> **EXERCISE INSTRUCTIONS**
Lines containing the word "this" are to be located and copied.

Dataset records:

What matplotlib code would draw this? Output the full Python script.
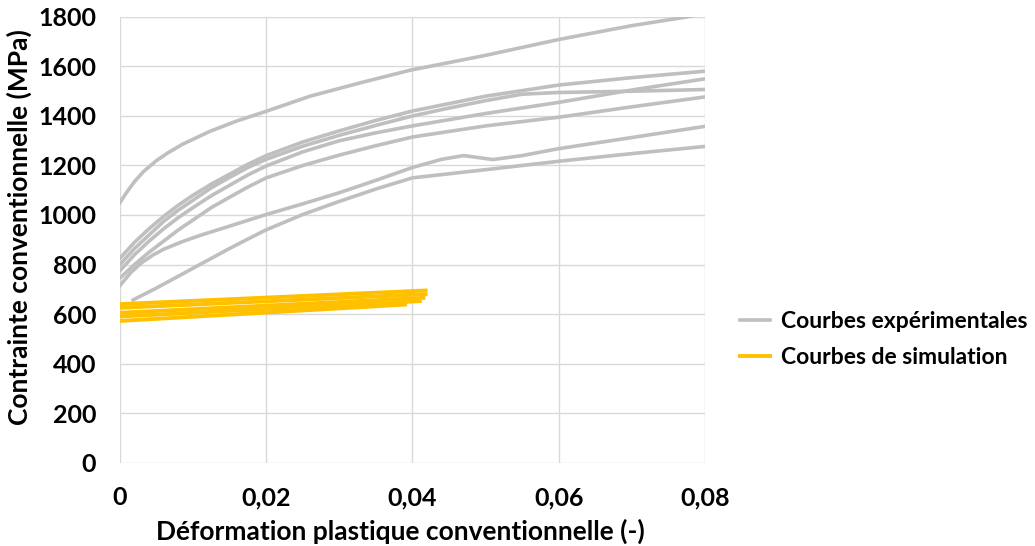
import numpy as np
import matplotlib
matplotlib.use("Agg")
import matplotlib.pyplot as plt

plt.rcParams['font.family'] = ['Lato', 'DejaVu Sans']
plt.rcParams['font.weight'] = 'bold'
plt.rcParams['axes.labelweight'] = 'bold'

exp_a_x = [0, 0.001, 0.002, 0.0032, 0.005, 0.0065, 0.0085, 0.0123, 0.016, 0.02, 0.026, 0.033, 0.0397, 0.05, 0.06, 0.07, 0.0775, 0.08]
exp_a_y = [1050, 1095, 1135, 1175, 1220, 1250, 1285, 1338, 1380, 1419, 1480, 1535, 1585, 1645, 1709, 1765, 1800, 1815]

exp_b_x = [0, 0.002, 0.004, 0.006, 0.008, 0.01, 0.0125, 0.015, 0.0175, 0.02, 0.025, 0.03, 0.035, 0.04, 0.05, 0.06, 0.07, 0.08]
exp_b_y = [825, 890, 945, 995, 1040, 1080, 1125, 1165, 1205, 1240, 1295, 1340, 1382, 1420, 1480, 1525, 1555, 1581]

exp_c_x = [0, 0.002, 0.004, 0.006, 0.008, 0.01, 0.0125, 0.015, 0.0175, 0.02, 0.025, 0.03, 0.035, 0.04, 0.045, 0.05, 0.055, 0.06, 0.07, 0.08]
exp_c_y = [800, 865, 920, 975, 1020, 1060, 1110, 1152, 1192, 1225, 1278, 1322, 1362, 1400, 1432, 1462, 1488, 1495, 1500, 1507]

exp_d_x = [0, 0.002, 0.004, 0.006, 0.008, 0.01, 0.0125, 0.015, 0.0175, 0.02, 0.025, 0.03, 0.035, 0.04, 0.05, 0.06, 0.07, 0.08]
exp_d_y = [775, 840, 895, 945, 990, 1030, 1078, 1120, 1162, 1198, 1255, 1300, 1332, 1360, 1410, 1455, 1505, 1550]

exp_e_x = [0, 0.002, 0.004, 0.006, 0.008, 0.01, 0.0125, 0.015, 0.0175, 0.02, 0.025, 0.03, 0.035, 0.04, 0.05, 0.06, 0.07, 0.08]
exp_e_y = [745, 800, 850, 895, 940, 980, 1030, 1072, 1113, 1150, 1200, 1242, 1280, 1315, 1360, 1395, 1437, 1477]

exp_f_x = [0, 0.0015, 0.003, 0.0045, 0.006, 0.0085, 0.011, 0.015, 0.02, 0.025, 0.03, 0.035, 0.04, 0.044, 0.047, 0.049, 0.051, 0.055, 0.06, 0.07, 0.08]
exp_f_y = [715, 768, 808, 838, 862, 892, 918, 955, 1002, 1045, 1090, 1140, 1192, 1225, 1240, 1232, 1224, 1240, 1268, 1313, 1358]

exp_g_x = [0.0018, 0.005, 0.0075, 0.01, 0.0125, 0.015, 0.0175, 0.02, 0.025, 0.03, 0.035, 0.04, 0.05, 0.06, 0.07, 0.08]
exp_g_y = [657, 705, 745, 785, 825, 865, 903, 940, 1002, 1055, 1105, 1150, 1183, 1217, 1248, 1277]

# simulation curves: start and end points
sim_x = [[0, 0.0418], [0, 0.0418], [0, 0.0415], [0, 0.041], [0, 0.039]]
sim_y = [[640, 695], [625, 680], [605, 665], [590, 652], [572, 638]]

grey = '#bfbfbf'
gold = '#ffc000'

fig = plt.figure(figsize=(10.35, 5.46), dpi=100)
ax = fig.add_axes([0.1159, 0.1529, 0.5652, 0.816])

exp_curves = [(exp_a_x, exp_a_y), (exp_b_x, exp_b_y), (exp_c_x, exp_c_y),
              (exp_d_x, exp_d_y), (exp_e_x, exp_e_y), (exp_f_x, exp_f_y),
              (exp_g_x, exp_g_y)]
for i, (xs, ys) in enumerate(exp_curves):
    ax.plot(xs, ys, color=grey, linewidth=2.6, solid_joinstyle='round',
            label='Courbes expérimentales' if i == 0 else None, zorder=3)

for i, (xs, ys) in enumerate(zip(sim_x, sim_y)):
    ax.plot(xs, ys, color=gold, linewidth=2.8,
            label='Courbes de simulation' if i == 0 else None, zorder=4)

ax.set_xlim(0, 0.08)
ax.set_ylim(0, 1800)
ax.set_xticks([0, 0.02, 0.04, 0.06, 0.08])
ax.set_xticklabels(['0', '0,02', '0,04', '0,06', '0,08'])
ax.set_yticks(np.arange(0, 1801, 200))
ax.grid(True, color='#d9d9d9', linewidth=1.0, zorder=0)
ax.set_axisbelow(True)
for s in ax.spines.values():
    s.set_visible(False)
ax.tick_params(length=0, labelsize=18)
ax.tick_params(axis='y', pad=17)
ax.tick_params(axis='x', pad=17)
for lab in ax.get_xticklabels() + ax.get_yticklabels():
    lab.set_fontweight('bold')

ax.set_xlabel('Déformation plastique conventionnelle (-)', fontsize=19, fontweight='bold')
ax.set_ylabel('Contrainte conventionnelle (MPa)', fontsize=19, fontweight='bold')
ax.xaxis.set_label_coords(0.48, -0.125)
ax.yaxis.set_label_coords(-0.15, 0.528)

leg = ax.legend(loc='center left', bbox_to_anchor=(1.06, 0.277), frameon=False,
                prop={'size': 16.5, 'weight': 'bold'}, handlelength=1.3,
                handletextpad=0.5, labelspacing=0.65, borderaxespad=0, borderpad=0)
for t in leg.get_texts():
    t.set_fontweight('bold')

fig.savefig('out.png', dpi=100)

--

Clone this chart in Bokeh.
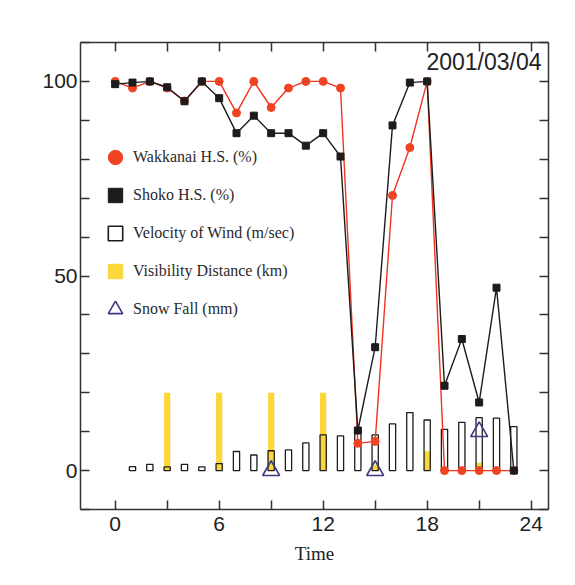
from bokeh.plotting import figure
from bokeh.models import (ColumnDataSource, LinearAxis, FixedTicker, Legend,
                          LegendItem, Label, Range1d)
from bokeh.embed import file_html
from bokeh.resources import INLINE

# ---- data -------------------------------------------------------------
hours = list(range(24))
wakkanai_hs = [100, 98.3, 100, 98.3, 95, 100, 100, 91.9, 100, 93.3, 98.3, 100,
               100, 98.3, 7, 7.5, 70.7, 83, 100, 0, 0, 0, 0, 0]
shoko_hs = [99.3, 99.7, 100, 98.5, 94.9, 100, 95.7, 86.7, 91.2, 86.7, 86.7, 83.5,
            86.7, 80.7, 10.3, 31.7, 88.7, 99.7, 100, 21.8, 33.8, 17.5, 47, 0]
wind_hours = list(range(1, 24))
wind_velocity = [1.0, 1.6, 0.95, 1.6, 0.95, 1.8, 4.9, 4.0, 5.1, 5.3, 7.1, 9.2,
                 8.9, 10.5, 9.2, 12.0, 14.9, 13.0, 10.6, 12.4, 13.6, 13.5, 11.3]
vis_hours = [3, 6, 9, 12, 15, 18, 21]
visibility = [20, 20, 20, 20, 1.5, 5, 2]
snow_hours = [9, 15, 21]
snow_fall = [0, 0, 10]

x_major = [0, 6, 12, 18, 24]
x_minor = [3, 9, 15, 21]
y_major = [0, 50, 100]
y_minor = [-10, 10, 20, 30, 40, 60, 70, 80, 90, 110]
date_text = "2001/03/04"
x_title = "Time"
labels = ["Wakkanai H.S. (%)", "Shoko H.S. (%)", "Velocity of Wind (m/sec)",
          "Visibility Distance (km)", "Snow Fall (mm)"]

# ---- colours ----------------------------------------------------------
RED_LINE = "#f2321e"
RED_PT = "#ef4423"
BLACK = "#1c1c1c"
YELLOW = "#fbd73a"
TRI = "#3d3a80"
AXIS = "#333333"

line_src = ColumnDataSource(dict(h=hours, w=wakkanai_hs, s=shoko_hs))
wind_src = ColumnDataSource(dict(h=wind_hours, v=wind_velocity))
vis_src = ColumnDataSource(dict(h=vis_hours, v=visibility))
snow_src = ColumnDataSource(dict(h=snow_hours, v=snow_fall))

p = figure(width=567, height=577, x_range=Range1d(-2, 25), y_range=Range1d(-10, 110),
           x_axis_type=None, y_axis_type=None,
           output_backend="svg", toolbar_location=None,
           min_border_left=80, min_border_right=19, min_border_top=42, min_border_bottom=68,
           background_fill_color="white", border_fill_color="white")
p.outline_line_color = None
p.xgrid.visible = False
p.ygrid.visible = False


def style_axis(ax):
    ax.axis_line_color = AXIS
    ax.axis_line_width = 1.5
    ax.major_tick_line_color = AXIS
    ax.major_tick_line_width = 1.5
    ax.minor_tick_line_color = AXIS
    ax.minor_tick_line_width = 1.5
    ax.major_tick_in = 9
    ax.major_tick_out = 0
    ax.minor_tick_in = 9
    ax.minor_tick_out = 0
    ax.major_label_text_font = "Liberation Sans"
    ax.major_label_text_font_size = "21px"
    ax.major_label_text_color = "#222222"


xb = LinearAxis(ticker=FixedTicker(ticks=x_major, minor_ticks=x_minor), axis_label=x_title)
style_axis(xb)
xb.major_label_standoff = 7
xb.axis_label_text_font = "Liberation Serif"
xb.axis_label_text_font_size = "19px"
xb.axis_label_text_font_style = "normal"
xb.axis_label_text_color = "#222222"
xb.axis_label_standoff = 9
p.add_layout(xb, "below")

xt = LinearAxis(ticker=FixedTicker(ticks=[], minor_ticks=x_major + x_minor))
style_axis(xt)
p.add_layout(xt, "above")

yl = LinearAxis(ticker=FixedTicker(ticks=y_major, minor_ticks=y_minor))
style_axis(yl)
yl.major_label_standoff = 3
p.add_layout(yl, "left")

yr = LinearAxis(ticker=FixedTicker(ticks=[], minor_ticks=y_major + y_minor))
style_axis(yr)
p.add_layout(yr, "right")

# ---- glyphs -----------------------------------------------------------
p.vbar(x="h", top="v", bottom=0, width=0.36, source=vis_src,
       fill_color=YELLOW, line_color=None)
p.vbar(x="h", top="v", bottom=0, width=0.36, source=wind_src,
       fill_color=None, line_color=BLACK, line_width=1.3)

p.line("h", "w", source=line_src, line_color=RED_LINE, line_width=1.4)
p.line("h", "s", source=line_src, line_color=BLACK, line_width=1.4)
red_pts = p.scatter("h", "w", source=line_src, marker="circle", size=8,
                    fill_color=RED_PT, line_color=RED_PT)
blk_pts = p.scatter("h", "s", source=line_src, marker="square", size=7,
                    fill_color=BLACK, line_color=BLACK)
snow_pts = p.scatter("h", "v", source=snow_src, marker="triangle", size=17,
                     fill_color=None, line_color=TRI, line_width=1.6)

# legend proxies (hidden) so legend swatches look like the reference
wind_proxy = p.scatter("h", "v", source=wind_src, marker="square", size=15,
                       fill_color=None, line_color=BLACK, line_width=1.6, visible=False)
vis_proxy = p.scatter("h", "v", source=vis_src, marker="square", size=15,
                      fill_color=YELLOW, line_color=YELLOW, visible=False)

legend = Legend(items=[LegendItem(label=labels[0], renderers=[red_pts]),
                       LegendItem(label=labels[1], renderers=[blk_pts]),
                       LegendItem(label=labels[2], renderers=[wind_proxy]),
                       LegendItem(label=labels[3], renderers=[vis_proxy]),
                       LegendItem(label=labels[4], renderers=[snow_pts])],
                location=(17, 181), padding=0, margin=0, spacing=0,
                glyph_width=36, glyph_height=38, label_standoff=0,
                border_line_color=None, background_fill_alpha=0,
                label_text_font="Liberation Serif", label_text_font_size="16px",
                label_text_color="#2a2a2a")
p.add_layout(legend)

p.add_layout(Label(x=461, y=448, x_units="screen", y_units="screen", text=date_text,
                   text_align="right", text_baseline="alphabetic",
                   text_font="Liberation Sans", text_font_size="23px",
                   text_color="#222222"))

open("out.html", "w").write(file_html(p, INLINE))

> **EXPECTED OUTPUT**
What matplotlib code would draw this? Output the full Python script.
Clone this chart in Bokeh.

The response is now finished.